◆ **Provided records**:
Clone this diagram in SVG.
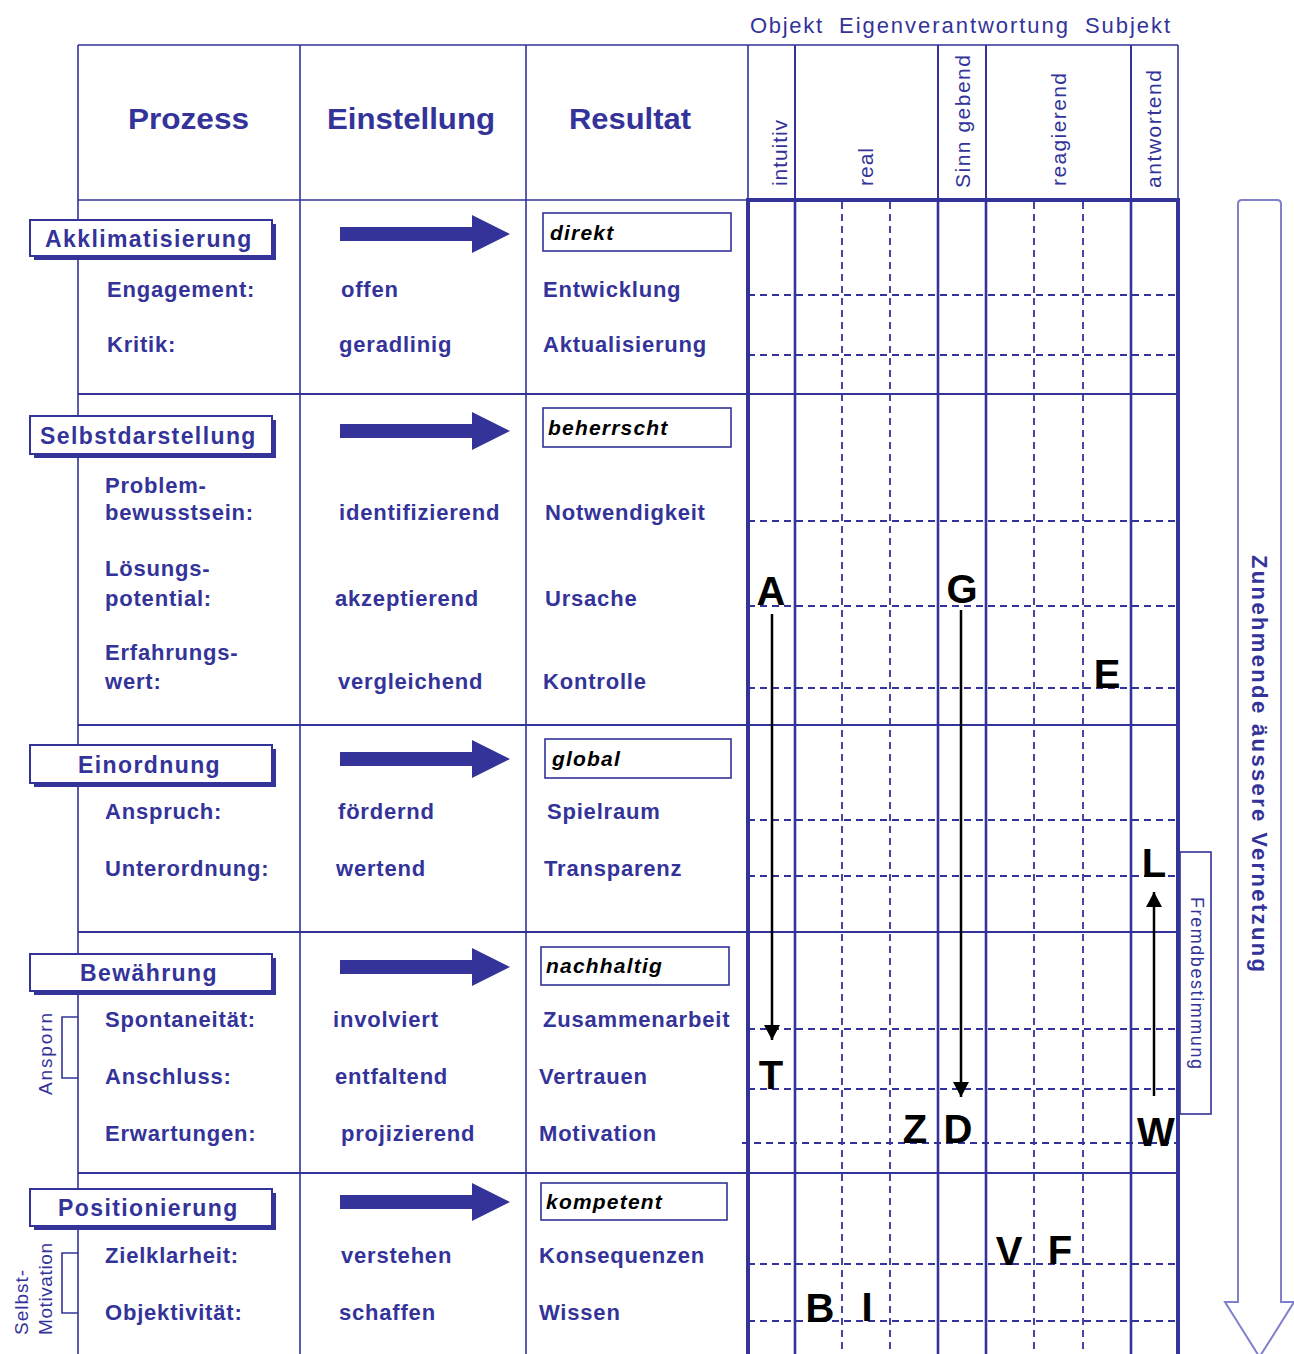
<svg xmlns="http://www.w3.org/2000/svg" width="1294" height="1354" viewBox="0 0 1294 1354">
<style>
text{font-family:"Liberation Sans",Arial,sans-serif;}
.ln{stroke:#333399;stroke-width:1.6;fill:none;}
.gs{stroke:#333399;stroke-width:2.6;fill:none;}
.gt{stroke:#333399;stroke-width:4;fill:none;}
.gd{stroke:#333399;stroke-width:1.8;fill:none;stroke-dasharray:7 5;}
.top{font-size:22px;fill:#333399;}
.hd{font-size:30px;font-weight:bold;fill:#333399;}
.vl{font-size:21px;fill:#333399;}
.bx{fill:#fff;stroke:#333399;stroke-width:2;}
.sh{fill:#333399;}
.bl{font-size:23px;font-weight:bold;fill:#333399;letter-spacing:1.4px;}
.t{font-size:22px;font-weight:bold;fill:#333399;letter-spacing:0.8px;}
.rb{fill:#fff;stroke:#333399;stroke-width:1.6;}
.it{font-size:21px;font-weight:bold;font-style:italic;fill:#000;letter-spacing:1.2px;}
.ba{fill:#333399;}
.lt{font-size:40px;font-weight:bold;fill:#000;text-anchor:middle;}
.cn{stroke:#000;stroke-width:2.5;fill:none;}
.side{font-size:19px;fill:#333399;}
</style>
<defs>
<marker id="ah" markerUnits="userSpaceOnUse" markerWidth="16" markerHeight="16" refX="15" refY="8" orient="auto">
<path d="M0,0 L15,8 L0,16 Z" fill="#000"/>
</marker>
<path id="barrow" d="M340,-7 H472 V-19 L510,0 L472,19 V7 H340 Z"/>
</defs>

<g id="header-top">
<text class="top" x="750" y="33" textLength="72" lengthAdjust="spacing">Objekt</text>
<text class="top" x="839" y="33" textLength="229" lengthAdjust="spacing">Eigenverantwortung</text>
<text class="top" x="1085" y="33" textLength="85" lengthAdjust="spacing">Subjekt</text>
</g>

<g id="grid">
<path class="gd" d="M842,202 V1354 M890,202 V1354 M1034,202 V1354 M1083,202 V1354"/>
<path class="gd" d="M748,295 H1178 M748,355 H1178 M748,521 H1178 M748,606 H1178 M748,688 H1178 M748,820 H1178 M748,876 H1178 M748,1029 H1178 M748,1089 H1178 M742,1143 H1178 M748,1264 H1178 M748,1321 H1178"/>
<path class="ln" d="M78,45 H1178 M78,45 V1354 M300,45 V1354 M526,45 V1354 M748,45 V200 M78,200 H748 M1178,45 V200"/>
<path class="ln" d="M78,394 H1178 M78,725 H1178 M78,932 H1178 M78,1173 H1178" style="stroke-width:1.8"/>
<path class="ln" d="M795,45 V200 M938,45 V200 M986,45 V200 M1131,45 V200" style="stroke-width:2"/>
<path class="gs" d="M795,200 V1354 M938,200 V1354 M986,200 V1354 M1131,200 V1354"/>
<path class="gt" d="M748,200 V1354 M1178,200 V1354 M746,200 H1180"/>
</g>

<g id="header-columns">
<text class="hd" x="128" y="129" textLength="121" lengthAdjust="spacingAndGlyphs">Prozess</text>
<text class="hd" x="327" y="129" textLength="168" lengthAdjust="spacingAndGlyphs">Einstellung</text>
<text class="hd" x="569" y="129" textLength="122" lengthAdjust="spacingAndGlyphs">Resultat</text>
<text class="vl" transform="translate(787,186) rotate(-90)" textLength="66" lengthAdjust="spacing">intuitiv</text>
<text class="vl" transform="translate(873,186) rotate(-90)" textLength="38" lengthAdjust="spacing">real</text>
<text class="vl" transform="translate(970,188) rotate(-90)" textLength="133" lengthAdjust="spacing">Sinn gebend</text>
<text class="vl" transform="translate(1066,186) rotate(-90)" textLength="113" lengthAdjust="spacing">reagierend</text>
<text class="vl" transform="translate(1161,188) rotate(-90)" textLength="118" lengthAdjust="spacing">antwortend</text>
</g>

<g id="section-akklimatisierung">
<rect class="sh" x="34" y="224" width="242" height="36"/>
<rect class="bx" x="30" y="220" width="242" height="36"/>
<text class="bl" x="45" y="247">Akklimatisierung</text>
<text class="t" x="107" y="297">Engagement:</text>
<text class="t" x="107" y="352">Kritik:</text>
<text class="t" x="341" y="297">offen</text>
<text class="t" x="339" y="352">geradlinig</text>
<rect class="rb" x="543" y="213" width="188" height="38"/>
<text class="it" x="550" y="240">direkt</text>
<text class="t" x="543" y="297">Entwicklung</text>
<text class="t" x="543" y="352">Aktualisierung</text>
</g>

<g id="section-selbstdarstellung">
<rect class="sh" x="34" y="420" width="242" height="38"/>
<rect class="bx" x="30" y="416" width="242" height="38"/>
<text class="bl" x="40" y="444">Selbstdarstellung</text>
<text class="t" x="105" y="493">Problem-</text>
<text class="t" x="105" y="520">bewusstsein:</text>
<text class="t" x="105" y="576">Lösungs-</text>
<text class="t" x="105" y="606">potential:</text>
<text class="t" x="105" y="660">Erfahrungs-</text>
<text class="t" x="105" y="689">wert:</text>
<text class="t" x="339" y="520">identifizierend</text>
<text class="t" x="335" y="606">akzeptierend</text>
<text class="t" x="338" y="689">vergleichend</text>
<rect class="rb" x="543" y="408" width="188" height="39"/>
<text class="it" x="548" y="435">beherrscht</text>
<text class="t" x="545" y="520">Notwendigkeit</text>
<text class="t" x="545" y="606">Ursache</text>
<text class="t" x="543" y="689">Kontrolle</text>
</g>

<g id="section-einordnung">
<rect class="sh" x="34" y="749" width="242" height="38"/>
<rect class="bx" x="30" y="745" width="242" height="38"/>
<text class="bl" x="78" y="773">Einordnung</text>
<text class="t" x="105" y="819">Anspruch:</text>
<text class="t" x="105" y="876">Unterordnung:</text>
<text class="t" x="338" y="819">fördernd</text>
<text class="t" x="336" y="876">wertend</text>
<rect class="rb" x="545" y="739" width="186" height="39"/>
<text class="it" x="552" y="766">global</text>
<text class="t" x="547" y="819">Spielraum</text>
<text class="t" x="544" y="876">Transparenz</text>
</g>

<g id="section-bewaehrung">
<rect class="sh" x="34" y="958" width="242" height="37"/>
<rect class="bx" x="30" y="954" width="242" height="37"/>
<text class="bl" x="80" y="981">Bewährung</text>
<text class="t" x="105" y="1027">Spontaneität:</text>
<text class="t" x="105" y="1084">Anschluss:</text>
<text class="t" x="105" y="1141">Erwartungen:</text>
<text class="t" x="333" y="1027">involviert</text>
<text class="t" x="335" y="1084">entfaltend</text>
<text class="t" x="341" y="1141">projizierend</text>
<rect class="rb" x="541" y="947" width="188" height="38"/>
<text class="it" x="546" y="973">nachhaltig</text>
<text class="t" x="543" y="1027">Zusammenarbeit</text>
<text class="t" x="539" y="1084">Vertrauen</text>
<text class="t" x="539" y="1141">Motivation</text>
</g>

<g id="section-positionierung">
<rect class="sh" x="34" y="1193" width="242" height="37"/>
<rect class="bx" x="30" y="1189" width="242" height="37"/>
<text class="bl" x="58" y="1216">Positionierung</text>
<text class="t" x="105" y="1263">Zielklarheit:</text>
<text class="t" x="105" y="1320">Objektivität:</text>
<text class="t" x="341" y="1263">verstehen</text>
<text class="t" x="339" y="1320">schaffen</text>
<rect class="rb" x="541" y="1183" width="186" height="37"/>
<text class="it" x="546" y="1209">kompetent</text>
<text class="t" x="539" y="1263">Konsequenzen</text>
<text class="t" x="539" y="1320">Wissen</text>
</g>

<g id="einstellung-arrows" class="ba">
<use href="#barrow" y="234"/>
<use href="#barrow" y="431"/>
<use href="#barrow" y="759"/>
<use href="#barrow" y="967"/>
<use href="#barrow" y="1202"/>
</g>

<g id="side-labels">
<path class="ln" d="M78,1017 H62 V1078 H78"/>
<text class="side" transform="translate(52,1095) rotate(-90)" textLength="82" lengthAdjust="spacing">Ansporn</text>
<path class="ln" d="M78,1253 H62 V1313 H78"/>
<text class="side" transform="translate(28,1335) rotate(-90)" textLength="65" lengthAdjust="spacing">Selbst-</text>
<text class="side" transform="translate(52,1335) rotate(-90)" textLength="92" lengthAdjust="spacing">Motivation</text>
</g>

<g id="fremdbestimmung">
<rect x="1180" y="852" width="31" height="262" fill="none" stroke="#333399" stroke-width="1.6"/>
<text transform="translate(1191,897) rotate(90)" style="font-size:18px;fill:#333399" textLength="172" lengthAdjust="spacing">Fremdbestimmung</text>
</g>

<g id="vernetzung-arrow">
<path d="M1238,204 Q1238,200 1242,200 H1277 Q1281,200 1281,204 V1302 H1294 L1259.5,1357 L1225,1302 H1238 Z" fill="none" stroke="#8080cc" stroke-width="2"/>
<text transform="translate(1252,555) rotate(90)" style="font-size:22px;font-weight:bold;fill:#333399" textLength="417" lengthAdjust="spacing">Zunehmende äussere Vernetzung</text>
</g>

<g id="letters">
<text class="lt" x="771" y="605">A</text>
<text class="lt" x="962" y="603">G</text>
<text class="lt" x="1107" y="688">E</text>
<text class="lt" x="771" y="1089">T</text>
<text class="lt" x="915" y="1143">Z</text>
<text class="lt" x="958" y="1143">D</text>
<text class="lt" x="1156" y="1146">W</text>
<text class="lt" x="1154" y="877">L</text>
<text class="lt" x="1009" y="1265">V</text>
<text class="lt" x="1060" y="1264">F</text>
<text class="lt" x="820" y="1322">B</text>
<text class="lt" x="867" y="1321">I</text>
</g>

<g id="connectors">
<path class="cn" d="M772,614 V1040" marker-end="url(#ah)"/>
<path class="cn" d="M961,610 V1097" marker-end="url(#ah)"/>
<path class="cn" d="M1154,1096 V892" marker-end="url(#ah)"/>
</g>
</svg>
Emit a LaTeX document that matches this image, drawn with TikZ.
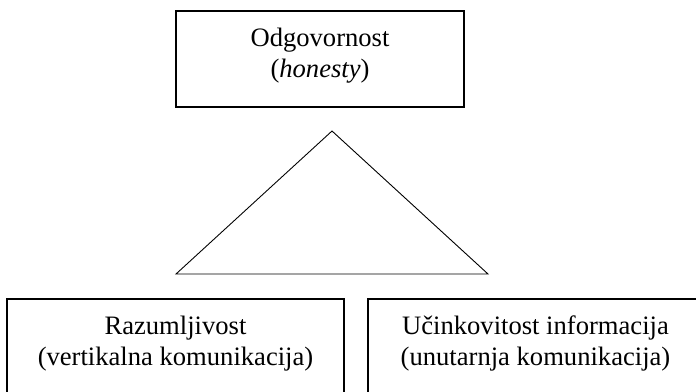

◆ **Given request**: Find how many of the lines above have the word "this" in them. State only that number.

◆ **Written response**: 2